I got this 'Back to Basics Cabinet Construction' book as I'm trying to absorb as much info as possible before I start making one and noticed that it tells you to dry fit drawers and panel frames and to run a slot cutter bit along the inside of both for bottoms and panels. I guess I assumed that this was done to the individual components before assembly. Also I would think running a slot cutter into a corner would create a round recess for the bottoms and panels. Is this book right and am I missing something?


----------



## firemedic (Dec 26, 2010)

I think your must be reading that wrong but the book could be wrong too, I'm not familiar with that one. 

Easiest thing to do is cut your dado/grooves on the table saw, whether that's with a dado stack or a couple passes with a single blade.

~tom. ...GEAUX TIGERS!... ...GEAUX SAINTS!......


----------



## cocheseuga (Dec 15, 2010)

bofa said:


> I got this 'Back to Basics Cabinet Construction' book as I'm trying to absorb as much info as possible before I start making one and noticed that it tells you to dry fit drawers and panel frames and to run a slot cutter bit along the inside of both for bottoms and panels. *I guess I assumed that this was done to the individual components before assembly.* Also I would think running a slot cutter into a corner would create a round recess for the bottoms and panels. Is this book right and am I missing something?
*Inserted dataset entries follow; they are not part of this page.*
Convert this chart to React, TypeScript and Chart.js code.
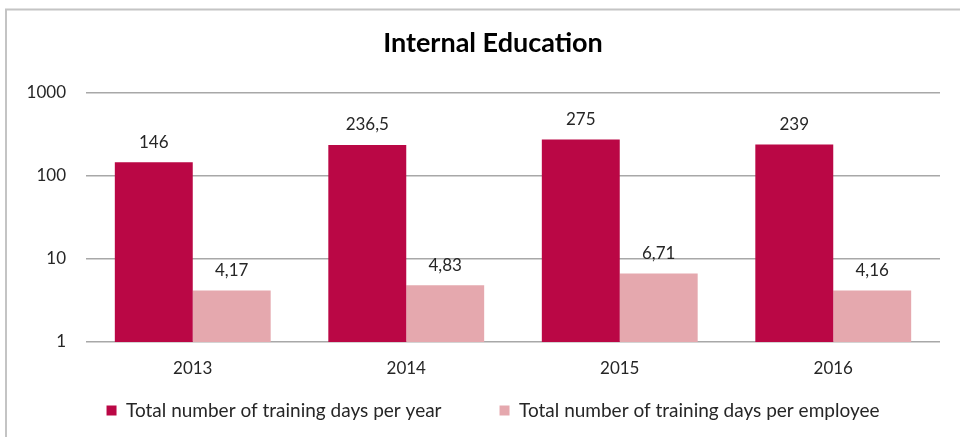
import React, { useEffect, useRef } from "react";
import { Chart, registerables } from "chart.js";

Chart.register(...registerables);

const categories = ["2013", "2014", "2015", "2016"];
const seriesNames = [
  "Total number of training days per year",
  "Total number of training days per employee",
];
const daysPerYear = [146, 236.5, 275, 239];
const daysPerEmployee = [4.17, 4.83, 6.71, 4.16];
const yTicks = [1, 10, 100, 1000];
const titleText = "Internal Education";

const FONT = "Lato, 'Open Sans', sans-serif";
const TEXT = "#262626";

const fmt = (v: number) => String(v).replace(".", ",");

const borderPlugin = {
  id: "frameBorder",
  beforeDraw(chart: any) {
    const ctx = chart.ctx;
    ctx.save();
    ctx.strokeStyle = "#c4c4c4";
    ctx.lineWidth = 2;
    ctx.strokeRect(6, 9.5, 2000, 2000);
    ctx.restore();
  },
};

const valueLabels = {
  id: "valueLabels",
  afterDatasetsDraw(chart: any) {
    const ctx = chart.ctx;
    ctx.save();
    ctx.font = `17px ${FONT}`;
    ctx.fillStyle = TEXT;
    ctx.textAlign = "center";
    ctx.textBaseline = "middle";
    chart.data.datasets.forEach((ds: any, di: number) => {
      const meta = chart.getDatasetMeta(di);
      meta.data.forEach((el: any, i: number) => {
        ctx.fillText(fmt(ds.data[i]), el.x, el.y - 20);
      });
    });
    ctx.restore();
  },
};

export default function App() {
  const ref = useRef<HTMLCanvasElement | null>(null);
  useEffect(() => {
    if (!ref.current) return;
    const chart = new Chart(ref.current, {
      type: "bar",
      data: {
        labels: categories,
        datasets: [
          {
            label: seriesNames[0],
            data: daysPerYear,
            backgroundColor: "#BA0745",
            categoryPercentage: 0.73,
            barPercentage: 1,
          },
          {
            label: seriesNames[1],
            data: daysPerEmployee,
            backgroundColor: "#E5A8AE",
            categoryPercentage: 0.73,
            barPercentage: 1,
          },
        ],
      },
      options: {
        animation: false,
        responsive: false,
        layout: { padding: { left: 26, right: 0, top: 0, bottom: 7 } },
        scales: {
          x: {
            grid: { display: false, drawTicks: false },
            border: { display: false },
            ticks: {
              color: TEXT,
              font: { family: FONT, size: 17 },
              mirror: true,
              padding: -37.2,
              autoSkip: false,
            },
            afterFit: (s: any) => {
              s.height = 1;
            },
          },
          y: {
            type: "logarithmic",
            min: 1,
            max: 1000,
            grid: { color: "#a8a8a8", lineWidth: 1.5, drawTicks: false },
            border: { display: false },
            afterBuildTicks: (s: any) => {
              s.ticks = yTicks.map((v) => ({ value: v }));
            },
            ticks: {
              color: TEXT,
              font: { family: FONT, size: 17 },
              padding: 20,
              callback: (v: any) => String(v),
            },
            afterFit: (s: any) => {
              s.width = 60;
            },
          },
          y2: {
            type: "linear",
            position: "right",
            display: true,
            grid: { display: false, drawTicks: false },
            border: { display: false },
            ticks: { display: false },
            afterFit: (s: any) => {
              s.width = 20;
            },
          },
        },
        plugins: {
          title: {
            display: true,
            text: titleText,
            color: "#000",
            font: { family: FONT, size: 27, weight: "bold" },
            padding: { top: 26.8, bottom: 33.8 },
          },
          legend: {
            position: "bottom",
            labels: {
              boxWidth: 10,
              boxHeight: 10,
              padding: 58,
              color: TEXT,
              font: { family: FONT, size: 19 },
            },
          },
          tooltip: { enabled: false },
        },
      },
      plugins: [borderPlugin, valueLabels],
    });
    return () => chart.destroy();
  }, []);
  return (
    <div style={{ position: "absolute", left: 0, top: 0, width: 960, height: 437, background: "#fff" }}>
      <canvas ref={ref} width={960} height={437} style={{ display: "block" }} />
    </div>
  );
}
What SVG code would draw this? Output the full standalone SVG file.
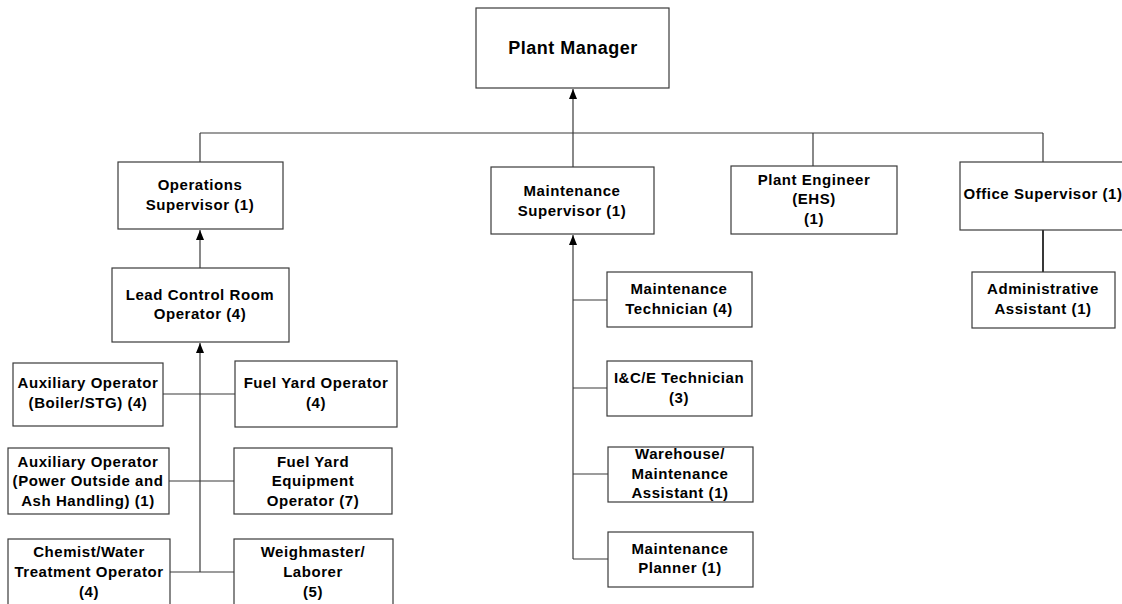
<svg xmlns="http://www.w3.org/2000/svg" width="1122" height="604" viewBox="0 0 1122 604">
<style>
.box{fill:#fff;stroke:#3a3a3a;stroke-width:1.2}
.t{font-family:"Liberation Sans",Arial,sans-serif;font-weight:bold;font-size:15px;letter-spacing:0.55px;fill:#000;text-anchor:middle}
.big{font-size:18px;letter-spacing:0.5px}
.c{fill:none;stroke:#3a3a3a;stroke-width:1.2}
</style>
<defs>
<marker id="arr" markerUnits="userSpaceOnUse" markerWidth="10" markerHeight="8" viewBox="0 0 10 8" refX="10" refY="4" orient="auto">
<path d="M0,0 L10,4 L0,8 z" fill="#000"/>
</marker>
</defs>
<rect width="1122" height="604" fill="#fff"/>
<g id="connectors">
<line class="c" x1="573" y1="133" x2="573" y2="89" marker-end="url(#arr)"/>
<line class="c" x1="200" y1="133" x2="1043" y2="133"/>
<line class="c" x1="200" y1="133" x2="200" y2="162"/>
<line class="c" x1="813" y1="133" x2="813" y2="166"/>
<line class="c" x1="1043" y1="133" x2="1043" y2="162"/>
<line class="c" x1="573" y1="133" x2="573" y2="167"/>
<line class="c" x1="200" y1="268" x2="200" y2="230" marker-end="url(#arr)"/>
<line class="c" x1="200" y1="572" x2="200" y2="343" marker-end="url(#arr)"/>
<line class="c" x1="163" y1="394" x2="235" y2="394"/>
<line class="c" x1="169" y1="481" x2="234" y2="481"/>
<line class="c" x1="170" y1="572" x2="234" y2="572"/>
<line class="c" x1="573" y1="559" x2="573" y2="235" marker-end="url(#arr)"/>
<line class="c" x1="573" y1="300" x2="607" y2="300"/>
<line class="c" x1="573" y1="388" x2="607" y2="388"/>
<line class="c" x1="573" y1="474" x2="608" y2="474"/>
<line class="c" x1="573" y1="559" x2="608" y2="559"/>
<line class="c" x1="1043" y1="230" x2="1043" y2="272" style="stroke-width:1.8;stroke:#222"/>
</g>
<g id="plant-manager">
<rect class="box" x="476" y="8" width="193" height="80"/>
<text class="t big" x="573" y="54">Plant Manager</text>
</g>
<g id="operations-supervisor">
<rect class="box" x="118" y="162" width="165" height="67"/>
<text class="t" x="200" y="190">Operations</text>
<text class="t" x="200" y="210">Supervisor (1)</text>
</g>
<g id="maintenance-supervisor">
<rect class="box" x="491" y="167" width="163" height="67"/>
<text class="t" x="572" y="196">Maintenance</text>
<text class="t" x="572" y="216">Supervisor (1)</text>
</g>
<g id="plant-engineer">
<rect class="box" x="731" y="166" width="166" height="68"/>
<text class="t" x="814" y="185">Plant Engineer</text>
<text class="t" x="814" y="204">(EHS)</text>
<text class="t" x="814" y="224">(1)</text>
</g>
<g id="office-supervisor">
<rect class="box" x="960" y="162" width="170" height="68"/>
<text class="t" x="1043" y="199">Office Supervisor (1)</text>
</g>
<g id="administrative-assistant">
<rect class="box" x="972" y="272" width="143" height="56"/>
<text class="t" x="1043" y="294">Administrative</text>
<text class="t" x="1043" y="314">Assistant (1)</text>
</g>
<g id="lead-control-room-operator">
<rect class="box" x="112" y="268" width="177" height="74"/>
<text class="t" x="200" y="300">Lead Control Room</text>
<text class="t" x="200" y="319">Operator (4)</text>
</g>
<g id="aux-operator-boiler">
<rect class="box" x="13" y="363" width="150" height="63"/>
<text class="t" x="88" y="388">Auxiliary Operator</text>
<text class="t" x="88" y="408">(Boiler/STG) (4)</text>
</g>
<g id="fuel-yard-operator">
<rect class="box" x="235" y="361" width="162" height="66"/>
<text class="t" x="316" y="388">Fuel Yard Operator</text>
<text class="t" x="316" y="408">(4)</text>
</g>
<g id="aux-operator-power">
<rect class="box" x="8" y="448" width="161" height="66"/>
<text class="t" x="88" y="467">Auxiliary Operator</text>
<text class="t" x="88" y="486">(Power Outside and</text>
<text class="t" x="88" y="506">Ash Handling) (1)</text>
</g>
<g id="fuel-yard-equipment-operator">
<rect class="box" x="234" y="448" width="158" height="66"/>
<text class="t" x="313" y="467">Fuel Yard</text>
<text class="t" x="313" y="486">Equipment</text>
<text class="t" x="313" y="506">Operator (7)</text>
</g>
<g id="chemist-water-treatment-operator">
<rect class="box" x="8" y="539" width="162" height="75"/>
<text class="t" x="89" y="557">Chemist/Water</text>
<text class="t" x="89" y="577">Treatment Operator</text>
<text class="t" x="89" y="597">(4)</text>
</g>
<g id="weighmaster-laborer">
<rect class="box" x="234" y="539" width="159" height="75"/>
<text class="t" x="313" y="557">Weighmaster/</text>
<text class="t" x="313" y="577">Laborer</text>
<text class="t" x="313" y="597">(5)</text>
</g>
<g id="maintenance-technician">
<rect class="box" x="607" y="272" width="145" height="55"/>
<text class="t" x="679" y="294">Maintenance</text>
<text class="t" x="679" y="314">Technician (4)</text>
</g>
<g id="ice-technician">
<rect class="box" x="607" y="361" width="145" height="55"/>
<text class="t" x="679" y="383">I&amp;C/E Technician</text>
<text class="t" x="679" y="403">(3)</text>
</g>
<g id="warehouse-maintenance-assistant">
<rect class="box" x="608" y="447" width="145" height="55"/>
<text class="t" x="680" y="459">Warehouse/</text>
<text class="t" x="680" y="479">Maintenance</text>
<text class="t" x="680" y="498">Assistant (1)</text>
</g>
<g id="maintenance-planner">
<rect class="box" x="608" y="532" width="145" height="55"/>
<text class="t" x="680" y="554">Maintenance</text>
<text class="t" x="680" y="573">Planner (1)</text>
</g>
</svg>
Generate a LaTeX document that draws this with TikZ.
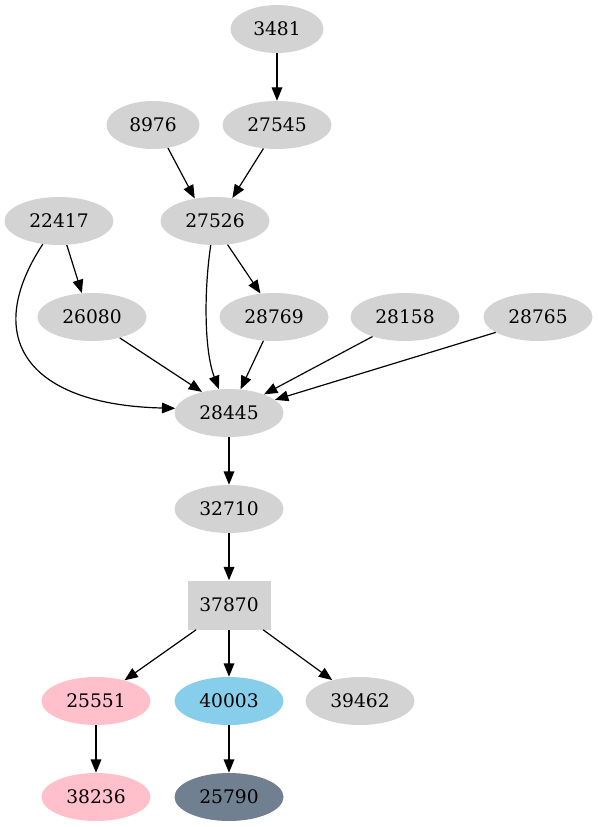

This is correct, you're just reading the book perhaps a bit too literally. A dry fit means you can take it back apart.

Firemedic is right, doing it on the table saw is so much easier and faster.


----------



## bofa (Jul 17, 2010)

Haha, there's even pictures showing it.


----------



## firemedic (Dec 26, 2010)

The author is obviously an author... Not a woodworker.

They say those who can do and those who can't teach / write. While that's by no means true across the board I think it just may be on this one :yes:

Throw book away, buy this:
Amazon.com: Illustrated Cabinetmaking: How to Design and Construct Furniture That Works (9781565233690): Bill Hylton: Books

It's thorough and covers most aspects of furniture construction too.

~tom. ...GEAUX TIGERS!... ...GEAUX SAINTS!......


----------



## firemedic (Dec 26, 2010)

www.amazon.com/gp/product/1565233697

Second try

~tom. ...GEAUX TIGERS!... ...GEAUX SAINTS!......


----------



## cocheseuga (Dec 15, 2010)

At first I thought that it was a really dumb idea, but I suppose if you have limited tools it might be an option.

Still, if you cut those pieces on a table saw, you already have an easier solution with less tools.


----------



## bofa (Jul 17, 2010)

Alright maybe I will on my next amazon order. I have another on the way from Rockler. Sheesh what a waste of $20.

cocheseusa - I thought that might be true but the rounded corners in the slot was a red flag. Because then youd have to round off the corners of whatever insert you use.


----------



## cocheseuga (Dec 15, 2010)

bofa said:


> Alright maybe I will on my next amazon order. I have another on the way from Rockler. Sheesh what a waste of $20.
> 
> cocheseusa - I thought that might be true but the rounded corners in the slot was a red flag. Because then youd have to round off the corners of whatever insert you use.


Nah, easier would be to use a pin in the table or a fence and simply finish the cut on the corners than try to fit a rounded insert.

Your library more likely than not has a good enough book or two on the subject, and there's enough free resources on the net to get you by.

http://www.finewoodworking.com/pdf/drawerbuildingbasics.pdf

http://www.knottyplans.com/index.php?page=200422


----------